● **Exercise details**: Only the lines from the start of the data below through the line that contains "horizons = list(range(2, 25))" are to be copied, exactly and without pictures.
■ ■ ■
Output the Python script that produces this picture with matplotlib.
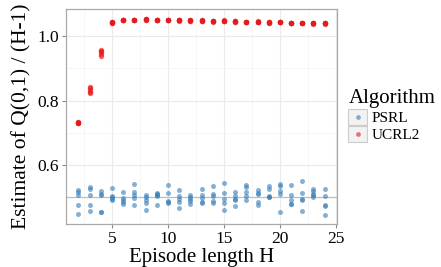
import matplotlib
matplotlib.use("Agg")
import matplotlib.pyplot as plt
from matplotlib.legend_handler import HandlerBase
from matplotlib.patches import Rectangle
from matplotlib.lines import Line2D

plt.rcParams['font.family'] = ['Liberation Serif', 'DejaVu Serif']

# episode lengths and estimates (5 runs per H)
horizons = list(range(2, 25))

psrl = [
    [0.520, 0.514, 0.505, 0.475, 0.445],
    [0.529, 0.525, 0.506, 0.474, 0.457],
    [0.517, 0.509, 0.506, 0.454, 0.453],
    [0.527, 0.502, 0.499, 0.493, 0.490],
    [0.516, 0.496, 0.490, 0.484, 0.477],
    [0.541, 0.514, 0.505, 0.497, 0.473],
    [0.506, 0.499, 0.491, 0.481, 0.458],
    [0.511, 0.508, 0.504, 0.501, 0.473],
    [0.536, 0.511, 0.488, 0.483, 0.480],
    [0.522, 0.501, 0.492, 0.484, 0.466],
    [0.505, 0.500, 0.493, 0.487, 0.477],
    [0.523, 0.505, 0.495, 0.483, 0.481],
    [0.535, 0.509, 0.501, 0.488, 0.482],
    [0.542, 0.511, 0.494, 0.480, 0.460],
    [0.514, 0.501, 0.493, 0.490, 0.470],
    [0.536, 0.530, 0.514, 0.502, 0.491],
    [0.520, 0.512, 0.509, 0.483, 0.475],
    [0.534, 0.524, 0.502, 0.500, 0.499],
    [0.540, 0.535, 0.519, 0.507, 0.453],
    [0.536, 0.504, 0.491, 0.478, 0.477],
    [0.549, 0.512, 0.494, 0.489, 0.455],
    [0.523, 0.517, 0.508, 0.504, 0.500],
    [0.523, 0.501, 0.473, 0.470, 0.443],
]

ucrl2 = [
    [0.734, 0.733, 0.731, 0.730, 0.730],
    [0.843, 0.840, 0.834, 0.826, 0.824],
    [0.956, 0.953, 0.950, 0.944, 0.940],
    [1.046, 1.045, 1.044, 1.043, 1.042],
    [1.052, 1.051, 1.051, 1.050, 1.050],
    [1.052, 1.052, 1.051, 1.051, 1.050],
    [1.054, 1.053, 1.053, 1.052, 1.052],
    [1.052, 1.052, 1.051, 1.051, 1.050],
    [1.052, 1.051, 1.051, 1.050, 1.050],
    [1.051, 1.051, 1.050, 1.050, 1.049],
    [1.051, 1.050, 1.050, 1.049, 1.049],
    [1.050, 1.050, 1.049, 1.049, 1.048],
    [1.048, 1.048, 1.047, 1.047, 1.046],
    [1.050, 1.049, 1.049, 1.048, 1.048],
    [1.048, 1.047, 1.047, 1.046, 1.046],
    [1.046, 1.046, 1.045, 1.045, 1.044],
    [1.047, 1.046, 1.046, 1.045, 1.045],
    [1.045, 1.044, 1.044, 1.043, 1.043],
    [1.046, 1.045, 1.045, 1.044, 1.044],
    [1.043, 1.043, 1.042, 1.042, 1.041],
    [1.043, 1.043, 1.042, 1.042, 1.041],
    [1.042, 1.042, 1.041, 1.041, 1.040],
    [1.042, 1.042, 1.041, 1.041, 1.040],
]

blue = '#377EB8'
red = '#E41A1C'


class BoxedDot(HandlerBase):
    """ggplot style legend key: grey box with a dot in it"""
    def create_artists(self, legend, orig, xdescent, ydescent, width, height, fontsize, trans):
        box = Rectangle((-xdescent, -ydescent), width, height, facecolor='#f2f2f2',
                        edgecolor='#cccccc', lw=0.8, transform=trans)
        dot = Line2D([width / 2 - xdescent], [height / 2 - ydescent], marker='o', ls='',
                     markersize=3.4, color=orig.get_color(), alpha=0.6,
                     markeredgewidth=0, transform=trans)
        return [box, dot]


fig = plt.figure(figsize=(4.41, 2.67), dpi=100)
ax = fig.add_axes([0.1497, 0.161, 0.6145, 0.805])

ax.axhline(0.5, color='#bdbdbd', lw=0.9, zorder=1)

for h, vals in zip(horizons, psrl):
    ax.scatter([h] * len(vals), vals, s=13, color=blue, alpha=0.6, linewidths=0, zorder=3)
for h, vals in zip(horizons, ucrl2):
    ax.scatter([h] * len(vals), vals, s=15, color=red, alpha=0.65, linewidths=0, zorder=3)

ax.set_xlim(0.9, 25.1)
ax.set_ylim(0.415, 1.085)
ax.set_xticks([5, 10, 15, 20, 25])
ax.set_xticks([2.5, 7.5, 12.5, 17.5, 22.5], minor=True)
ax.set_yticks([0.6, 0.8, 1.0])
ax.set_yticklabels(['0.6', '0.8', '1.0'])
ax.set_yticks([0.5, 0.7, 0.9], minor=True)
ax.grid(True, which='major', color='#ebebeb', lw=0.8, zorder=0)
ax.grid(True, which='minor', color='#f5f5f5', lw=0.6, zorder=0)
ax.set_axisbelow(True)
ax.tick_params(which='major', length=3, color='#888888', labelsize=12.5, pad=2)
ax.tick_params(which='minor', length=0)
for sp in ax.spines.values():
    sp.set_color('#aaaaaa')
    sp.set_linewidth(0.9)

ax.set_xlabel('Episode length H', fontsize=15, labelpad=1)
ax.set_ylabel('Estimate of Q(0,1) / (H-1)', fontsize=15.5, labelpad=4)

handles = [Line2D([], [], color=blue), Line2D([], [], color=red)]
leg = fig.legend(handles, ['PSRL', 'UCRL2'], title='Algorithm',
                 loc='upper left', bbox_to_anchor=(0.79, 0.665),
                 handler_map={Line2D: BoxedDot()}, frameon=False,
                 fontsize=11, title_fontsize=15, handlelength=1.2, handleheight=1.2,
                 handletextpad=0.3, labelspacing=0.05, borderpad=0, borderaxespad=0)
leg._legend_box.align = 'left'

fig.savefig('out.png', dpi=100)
■ ■ ■
● **Answer to this task**:
Output the Python script that produces this picture with matplotlib.
import matplotlib
matplotlib.use("Agg")
import matplotlib.pyplot as plt
from matplotlib.legend_handler import HandlerBase
from matplotlib.patches import Rectangle
from matplotlib.lines import Line2D

plt.rcParams['font.family'] = ['Liberation Serif', 'DejaVu Serif']

# episode lengths and estimates (5 runs per H)
horizons = list(range(2, 25))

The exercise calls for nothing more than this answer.